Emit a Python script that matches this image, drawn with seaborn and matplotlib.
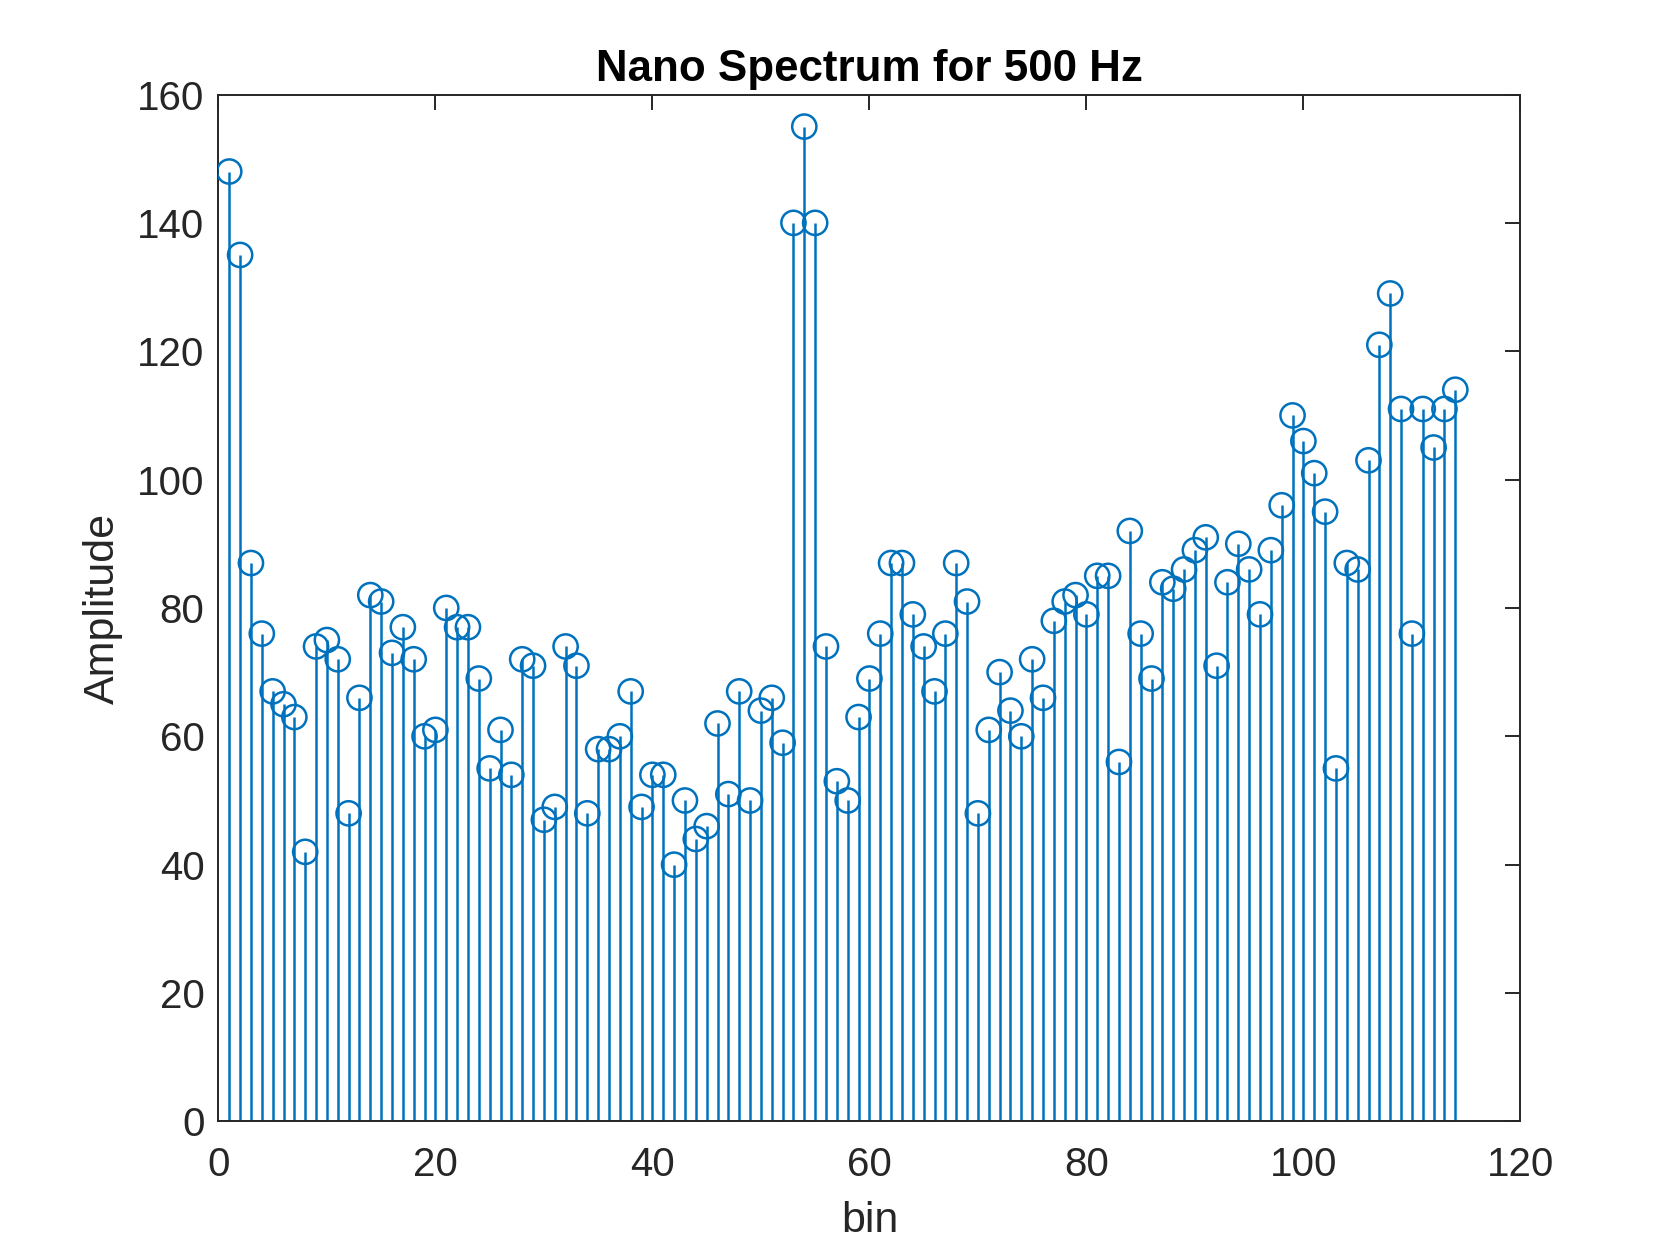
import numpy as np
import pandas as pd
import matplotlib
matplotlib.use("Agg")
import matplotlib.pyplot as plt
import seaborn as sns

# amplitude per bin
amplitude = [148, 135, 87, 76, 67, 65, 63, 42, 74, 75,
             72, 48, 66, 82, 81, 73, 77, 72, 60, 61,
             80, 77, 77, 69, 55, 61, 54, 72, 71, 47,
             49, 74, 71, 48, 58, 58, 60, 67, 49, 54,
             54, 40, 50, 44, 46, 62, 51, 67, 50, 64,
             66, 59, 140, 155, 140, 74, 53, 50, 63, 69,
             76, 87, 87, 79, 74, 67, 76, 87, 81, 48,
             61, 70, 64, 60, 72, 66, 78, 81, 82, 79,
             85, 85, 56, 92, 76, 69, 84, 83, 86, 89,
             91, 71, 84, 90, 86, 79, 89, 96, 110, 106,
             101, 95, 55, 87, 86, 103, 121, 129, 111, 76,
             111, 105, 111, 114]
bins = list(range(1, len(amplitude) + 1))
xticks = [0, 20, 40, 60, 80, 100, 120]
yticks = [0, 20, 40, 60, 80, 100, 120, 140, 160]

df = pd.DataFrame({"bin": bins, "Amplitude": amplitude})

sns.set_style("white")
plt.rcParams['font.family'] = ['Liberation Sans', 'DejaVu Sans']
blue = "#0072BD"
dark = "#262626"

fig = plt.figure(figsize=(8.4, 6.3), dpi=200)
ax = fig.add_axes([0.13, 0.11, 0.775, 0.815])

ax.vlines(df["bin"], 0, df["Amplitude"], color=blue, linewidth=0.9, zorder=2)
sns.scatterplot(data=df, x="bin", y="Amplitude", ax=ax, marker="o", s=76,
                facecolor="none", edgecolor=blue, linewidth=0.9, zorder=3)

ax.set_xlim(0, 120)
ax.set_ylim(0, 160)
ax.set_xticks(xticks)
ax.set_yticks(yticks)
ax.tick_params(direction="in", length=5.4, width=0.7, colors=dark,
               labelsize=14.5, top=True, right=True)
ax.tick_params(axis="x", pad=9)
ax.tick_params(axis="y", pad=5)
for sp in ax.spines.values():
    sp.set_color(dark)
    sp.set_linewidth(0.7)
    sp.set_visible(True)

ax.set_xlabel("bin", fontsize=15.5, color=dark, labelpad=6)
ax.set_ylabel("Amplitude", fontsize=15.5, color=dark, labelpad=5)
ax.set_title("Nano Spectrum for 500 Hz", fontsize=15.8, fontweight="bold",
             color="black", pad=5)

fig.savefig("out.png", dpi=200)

* * *

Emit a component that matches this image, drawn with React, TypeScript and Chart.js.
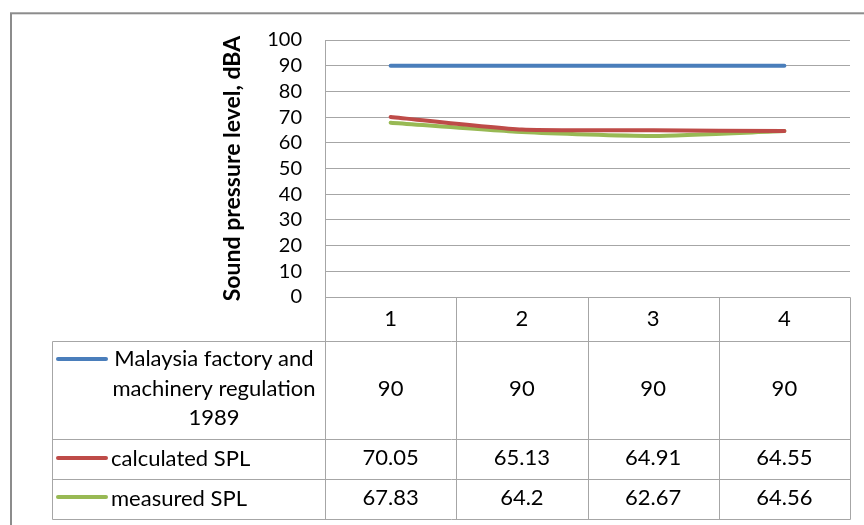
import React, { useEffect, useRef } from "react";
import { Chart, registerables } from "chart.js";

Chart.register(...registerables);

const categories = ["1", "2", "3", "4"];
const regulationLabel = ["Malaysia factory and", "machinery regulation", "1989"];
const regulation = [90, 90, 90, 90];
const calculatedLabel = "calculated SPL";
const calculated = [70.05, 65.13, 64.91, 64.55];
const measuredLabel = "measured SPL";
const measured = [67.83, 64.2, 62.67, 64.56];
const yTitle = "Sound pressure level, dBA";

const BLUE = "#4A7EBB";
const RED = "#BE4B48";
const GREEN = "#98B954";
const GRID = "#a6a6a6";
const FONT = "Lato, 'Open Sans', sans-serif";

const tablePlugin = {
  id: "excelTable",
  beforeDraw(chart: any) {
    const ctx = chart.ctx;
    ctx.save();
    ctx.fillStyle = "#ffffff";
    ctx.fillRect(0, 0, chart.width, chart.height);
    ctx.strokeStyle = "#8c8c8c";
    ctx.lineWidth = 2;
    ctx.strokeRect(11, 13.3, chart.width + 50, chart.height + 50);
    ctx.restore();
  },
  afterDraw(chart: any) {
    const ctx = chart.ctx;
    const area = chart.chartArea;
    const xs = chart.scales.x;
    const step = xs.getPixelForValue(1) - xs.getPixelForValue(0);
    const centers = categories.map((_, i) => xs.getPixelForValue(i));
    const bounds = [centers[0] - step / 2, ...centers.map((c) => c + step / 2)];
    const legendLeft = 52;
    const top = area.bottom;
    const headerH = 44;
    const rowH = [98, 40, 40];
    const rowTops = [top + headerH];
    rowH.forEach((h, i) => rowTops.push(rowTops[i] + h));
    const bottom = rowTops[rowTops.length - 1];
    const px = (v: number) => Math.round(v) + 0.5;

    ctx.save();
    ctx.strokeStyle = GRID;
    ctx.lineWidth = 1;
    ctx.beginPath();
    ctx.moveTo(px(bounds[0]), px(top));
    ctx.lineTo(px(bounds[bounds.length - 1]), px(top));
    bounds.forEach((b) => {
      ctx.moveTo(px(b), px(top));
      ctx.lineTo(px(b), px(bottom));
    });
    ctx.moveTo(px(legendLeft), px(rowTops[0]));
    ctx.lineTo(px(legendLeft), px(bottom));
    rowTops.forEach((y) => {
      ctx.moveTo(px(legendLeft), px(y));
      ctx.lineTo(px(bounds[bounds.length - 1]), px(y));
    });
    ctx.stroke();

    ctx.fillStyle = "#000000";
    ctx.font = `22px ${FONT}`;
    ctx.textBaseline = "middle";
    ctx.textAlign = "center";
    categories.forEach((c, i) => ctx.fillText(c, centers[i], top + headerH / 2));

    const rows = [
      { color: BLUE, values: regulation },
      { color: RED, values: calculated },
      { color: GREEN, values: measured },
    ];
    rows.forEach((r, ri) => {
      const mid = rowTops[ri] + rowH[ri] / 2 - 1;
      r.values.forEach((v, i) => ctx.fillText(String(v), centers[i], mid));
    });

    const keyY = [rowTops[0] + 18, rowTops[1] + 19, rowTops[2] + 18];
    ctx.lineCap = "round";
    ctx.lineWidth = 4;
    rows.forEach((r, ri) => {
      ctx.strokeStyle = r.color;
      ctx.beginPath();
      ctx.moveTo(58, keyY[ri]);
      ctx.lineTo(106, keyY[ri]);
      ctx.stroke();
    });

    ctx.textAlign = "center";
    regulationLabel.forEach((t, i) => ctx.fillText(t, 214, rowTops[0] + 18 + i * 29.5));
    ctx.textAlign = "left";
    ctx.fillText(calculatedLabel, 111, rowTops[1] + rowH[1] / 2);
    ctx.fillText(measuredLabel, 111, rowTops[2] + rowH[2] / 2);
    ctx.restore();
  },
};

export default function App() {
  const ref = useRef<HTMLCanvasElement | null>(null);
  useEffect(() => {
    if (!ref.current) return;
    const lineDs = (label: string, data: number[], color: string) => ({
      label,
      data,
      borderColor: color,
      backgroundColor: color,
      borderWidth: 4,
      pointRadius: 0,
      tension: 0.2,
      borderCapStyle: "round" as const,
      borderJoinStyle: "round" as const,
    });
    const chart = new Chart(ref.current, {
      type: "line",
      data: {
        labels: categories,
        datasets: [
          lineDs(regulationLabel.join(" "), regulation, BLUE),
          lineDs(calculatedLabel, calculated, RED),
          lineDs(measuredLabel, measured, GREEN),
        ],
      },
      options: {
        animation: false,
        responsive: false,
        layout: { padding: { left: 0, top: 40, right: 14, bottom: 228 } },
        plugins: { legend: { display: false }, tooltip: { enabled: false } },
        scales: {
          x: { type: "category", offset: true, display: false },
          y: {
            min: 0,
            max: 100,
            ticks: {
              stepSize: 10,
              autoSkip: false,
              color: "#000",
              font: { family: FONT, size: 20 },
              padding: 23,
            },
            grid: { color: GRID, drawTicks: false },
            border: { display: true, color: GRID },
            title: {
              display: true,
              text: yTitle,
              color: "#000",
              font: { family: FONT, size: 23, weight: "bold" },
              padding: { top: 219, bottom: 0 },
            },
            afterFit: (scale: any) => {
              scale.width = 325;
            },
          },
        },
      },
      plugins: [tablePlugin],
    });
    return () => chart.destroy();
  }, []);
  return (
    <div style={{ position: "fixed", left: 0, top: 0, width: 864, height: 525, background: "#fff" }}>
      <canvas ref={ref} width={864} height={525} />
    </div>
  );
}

* * *

**Exercise details**: Nothing but the lines above, starting at the line that contains "Emit a Python" and ending at the line that contains "import seaborn as sns", should be given again, exactly and without the pictures.

**Completed task**:
Emit a Python script that matches this image, drawn with seaborn and matplotlib.
import numpy as np
import pandas as pd
import matplotlib
matplotlib.use("Agg")
import matplotlib.pyplot as plt
import seaborn as sns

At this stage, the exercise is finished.